The Newburgh teenager who was killed in a car crash on Monday night was due to start his senior year of high school the next day, according to his aunt, who described him as a “fantastic kid” with a “heart of gold.”
Kadin Brown, 17, died on Monday at 9:19 p.m. after he and a friend, Steven Shelley, 23, crashed while driving on Route 69, also known as Hampden Road, in Carmel.
Brown was supposed to begin his senior year at Hampden Academy the following day.
He was considering military service after graduation, following in the footsteps of his uncle, a retired Marine, according to his aunt, Amanda Eaton of Portland.
Shelley, who was driving a 2003 Nissan sedan, worked at a Dunkin’ Donuts in the same Newburgh building as the Dysart’s Travel Stop where Brown worked. The two had become friends, and were driving together after leaving work when the crash occurred, Eaton said.
Brown loved country music, especially artists like Kane Brown, as well as cooking ramen and dumplings, riding ATVs and dirt bikes, and working on cars, like his 2022 Nissan Sentra, which his mother Jessica had recently bought him to keep him safe.
“He was very proud of that car,” Eaton said. She let him drive her car after his uncle taught him how to drive a manual transmission, and took pride when he only stalled once while driving on a hill in Portland.
Family was also important to Brown, she said.

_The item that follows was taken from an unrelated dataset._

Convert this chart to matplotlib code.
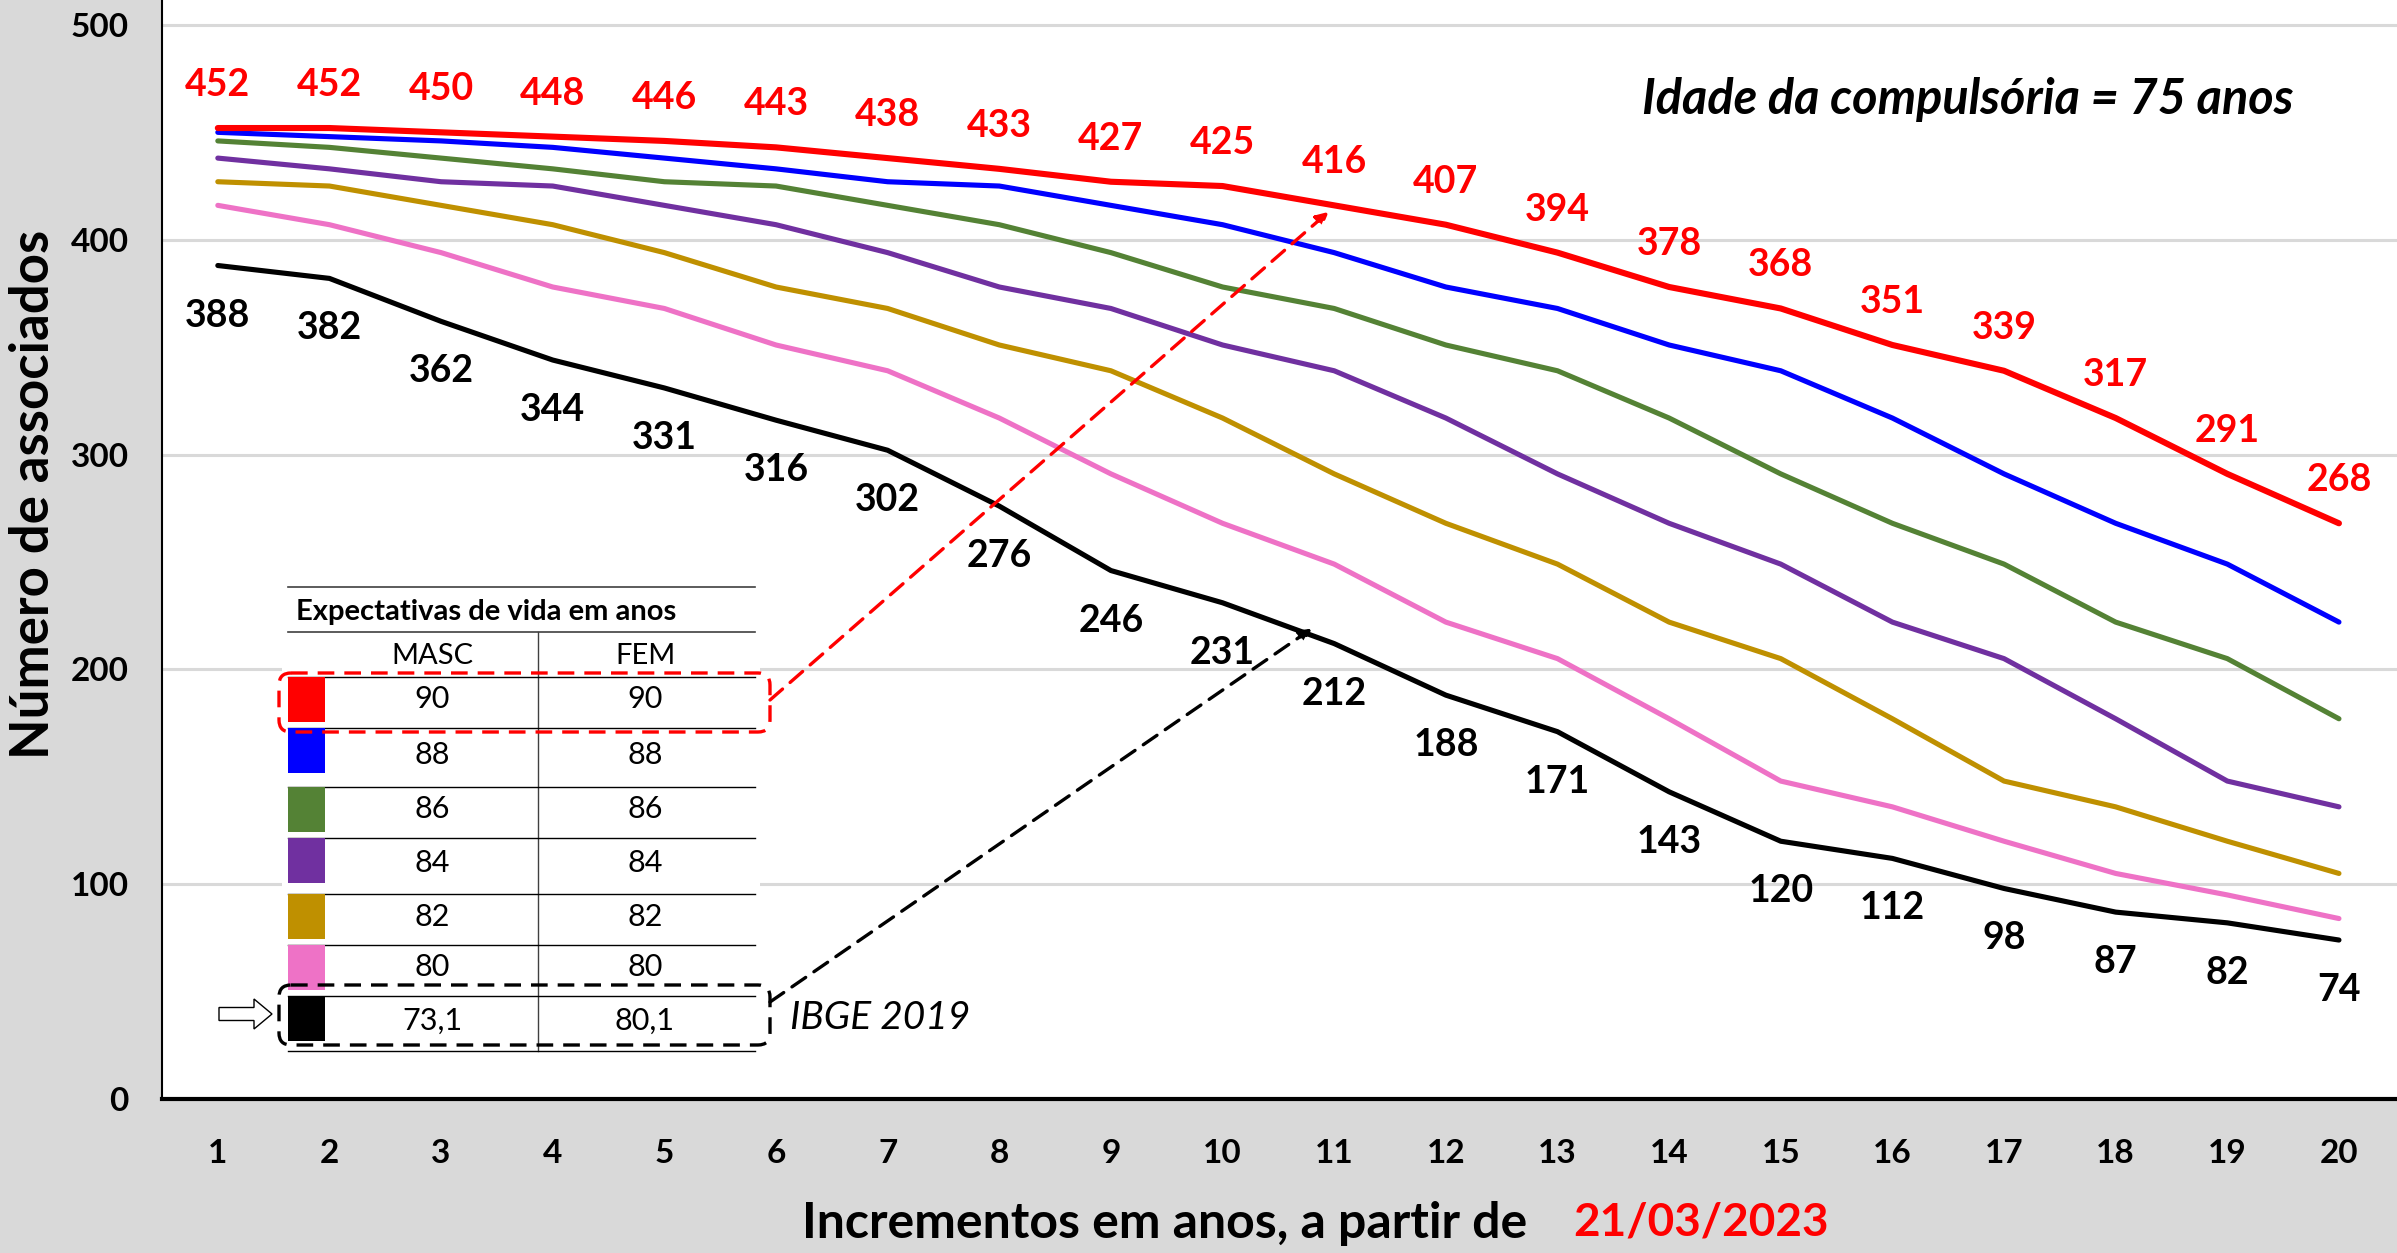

In addition to his mother and her partner, he left behind a sibling, Conner, whom he was “an excellent brother to,” as well as a girlfriend, Tori, whom he loved very much, Eaton said.
“He was an incredibly caring and sweet young man, an amazing son, brother, grandson, nephew, cousin, boyfriend and friend to many people grieving his passing,” she said.
The family will host a memorial service at Bread of Life Church in Newburgh on Sept. 10, at 2 p.m., and are crowdfunding to pay for cremation and funeral services.
Correction: An earlier version of this article contained inaccurate information about Kadin Brown’s participation in a United Technologies Center program.